Normalizing and Denormalizing Data

Since we're pulling in data from multiple sources, we want to keep it in separate collections in MongoDB. The NPM package data goes in a collection called npm and the Github data goes in, yes, you guessed it, Github. The NPM download data goes in downloads. This makes it easy to handle updates from any source. However, in order to search on these different fields, we need to denormalize the data into one collection. We're going to use a new collection called packages.

  • When we denormalize the data, we have to create a new ranking field that we can use to sort the results by. This looks at the number of downloads, stars on Github, and the number of days since the last update.

    function calculateRank (data) {
      var downloads = _.get(data, 'downloads.daily_total') || 0;
      var stars = _.get(data, 'github.stargazers_count') || 0;
      var forks = _.get(data, 'github.forks_count') || 0;
      var daysSinceUpdate = (new Date() - new Date(_.get(data, 'modified'))) / MS_PER_DAY;
      var updatedWeight = (daysSinceUpdate < 180) ? 1 : 0;
    
      // handle packages that link to other repos
      // like this: https://www.npmjs.com/package/node-core-lib
      if ((downloads / stars) < 0.3) {
        stars = 0;
        forks = 0;
      };
    
      return (
        ((downloads/MAX.DOWNLOADS) * WEIGHTS.DOWNLOADS) +
        ((stars/MAX.STARS) * WEIGHTS.STARS) +
        ((forks/MAX.FORKS) * WEIGHTS.FORKS) +
        ((updatedWeight) * WEIGHTS.UPDATES)
      );
    };
    
  • You can check out the full source for all the parts here.

Deploying to AppFog

Now that our code is ready, we want to deploy it to a server so we can have it run all the time and constantly update the data. We'll use AppFog's Platform-as-a-Service (PaaS) to handle all the hardware and hosting for us.

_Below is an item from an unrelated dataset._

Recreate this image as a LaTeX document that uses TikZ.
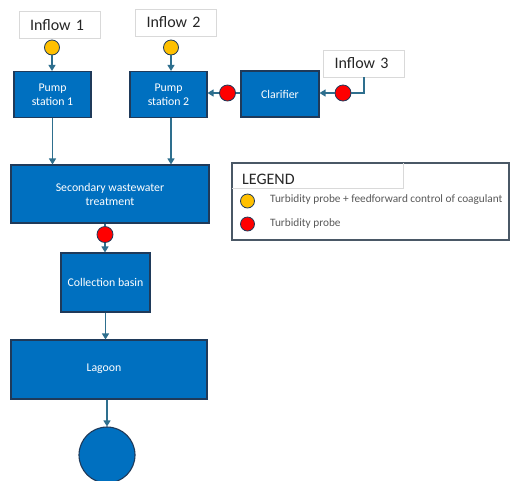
\documentclass[tikz,border=0pt]{standalone}
\usepackage{fontspec}
\setmainfont{Carlito}
\usetikzlibrary{arrows.meta}
\definecolor{boxblue}{HTML}{0070C0}
\definecolor{boxedge}{HTML}{1F3A5A}
\definecolor{flowc}{HTML}{2E6F8E}
\definecolor{probeY}{HTML}{FFC000}
\definecolor{probeR}{HTML}{FF0000}
\definecolor{lgray}{HTML}{D9D9D9}
\definecolor{legedge}{HTML}{4A5866}
\tikzset{
  proc/.style={draw=boxedge, line width=1.1pt, fill=boxblue, text=white, align=center,
    font=\fontsize{11.8}{14}\selectfont, inner sep=0pt},
  inflowbox/.style={draw=lgray, line width=0.6pt, fill=white, text=black!85, align=left,
    font=\fontsize{16}{17}\selectfont, minimum height=27pt, inner xsep=11pt, inner ysep=0pt, text width=59pt},
  yprobe/.style={circle, draw=boxedge, line width=0.8pt, fill=probeY, minimum size=15pt, inner sep=0pt},
  rprobe/.style={circle, draw=boxedge, line width=0.8pt, fill=probeR, minimum size=16pt, inner sep=0pt},
  flow/.style={draw=flowc, line width=1.2pt, -{Triangle[width=7pt,length=6pt]}},
  flowline/.style={draw=flowc, line width=1.2pt},
  legtext/.style={text=black!65, font=\fontsize{11.3}{12}\selectfont, anchor=west, inner sep=0pt}
}
\begin{document}
\begin{tikzpicture}[x=1pt,y=-1pt]
\clip (0,0) rectangle (510,480);
\fill[white] (0,0) rectangle (510,480);
% inflow boxes
\node[inflowbox] (in1) at (59.5,25) {Inflow 1};
\node[inflowbox] (in2) at (176,22.5) {Inflow 2};
\node[inflowbox] (in3) at (364,63.5) {Inflow 3};
% process boxes
\node[proc, minimum width=77pt, minimum height=46pt] (p1) at (52.5,94.5) {Pump\\station 1};
\node[proc, minimum width=77pt, minimum height=46pt] (p2) at (168.5,94.5) {Pump\\station 2};
\node[proc, minimum width=78pt, minimum height=46pt] (cl) at (280,94) {Clarifier};
\node[proc, minimum width=198pt, minimum height=58pt] (sec) at (110,194) {Secondary wastewater\\treatment};
\node[proc, minimum width=89pt, minimum height=59pt] (cb) at (105.5,282.5) {Collection basin};
\node[proc, minimum width=196pt, minimum height=59pt] (lag) at (109,369.5) {\raisebox{3pt}{\hspace*{-10pt}Lagoon}};
\node[circle, draw=boxedge, line width=1.1pt, fill=boxblue, minimum size=56pt, inner sep=0pt] (end) at (107,455) {};
% probes
\node[yprobe] (y1) at (52,47.5) {};
\node[yprobe] (y2) at (171,47.5) {};
\node[rprobe] (r1) at (227.5,93) {};
\node[rprobe] (r2) at (343,93) {};
\node[rprobe] (r3) at (105,234.5) {};
% connectors
\draw[flow] (y1) -- (y1 |- p1.north);
\draw[flow] (y2) -- (y2 |- p2.north);
\draw[flowline] (in3.south) |- (r2);
\draw[flow] (r2) -- (cl.east |- r2);
\draw[flowline] (cl.west |- r1) -- (r1);
\draw[flow] (r1) -- (p2.east |- r1);
\draw[flow] (p1.south) -- (p1.south |- sec.north);
\coordinate (p2out) at ([xshift=2.5pt]p2.south);
\draw[flow] (p2out) -- (p2out |- sec.north);
\draw[flowline] (sec.south -| r3) -- (r3);
\draw[flow] (r3) -- (r3 |- cb.north);
\draw[flow] (cb.south) -- (cb.south |- lag.north);
\coordinate (lagout) at (lag.south -| end);
\draw[flow] (lagout) -- (end.north);
% legend
\node[draw=legedge, line width=1.3pt, minimum width=277pt, minimum height=77pt, inner sep=0pt] (leg) at (370.5,201.5) {};
\coordinate (hdl) at (232,188);
\coordinate (hdr) at (403.5,188);
\coordinate (hdt) at (403.5,163);
\draw[lgray, line width=0.6pt] (hdl) -- (hdr) -- (hdt);
\node[anchor=west, inner sep=0pt, text=black!85, font=\fontsize{16}{17}\selectfont] (legtitle) at (242,179) {LEGEND};
\node[yprobe, minimum size=14pt] (ly) at (247.5,201) {};
\node[rprobe, minimum size=14pt] (lr) at (247.5,224) {};
\node[legtext] (lyt) at (270,200) {Turbidity probe + feedforward control of coagulant};
\node[legtext] (lrt) at (270,223) {Turbidity probe};
\end{tikzpicture}
\end{document}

  • First, we need to enable AppFog in our CenturyLink Cloud account. There's a detailed tutorial here: Deploy an Application to AppFog
  • Once the account is set up we install the Cloud Foundry CLI. This lets us manage our instances and deploy from the command line. Download the installer from Github.
  • When the CLI is installed, we can login to our account using our username and organization.

    $ cf login -a https://api.useast.appfog.ctl.io -u fox.mulder -o XFILES
    
  • Then, it's easy to deploy to AppFog with a single command.

    $ cf push yourappname
    

This command uses the npm start script in our package.json file.

Summary

That's how we store NMP in Github and MongoDB for easy deployment in AppFog.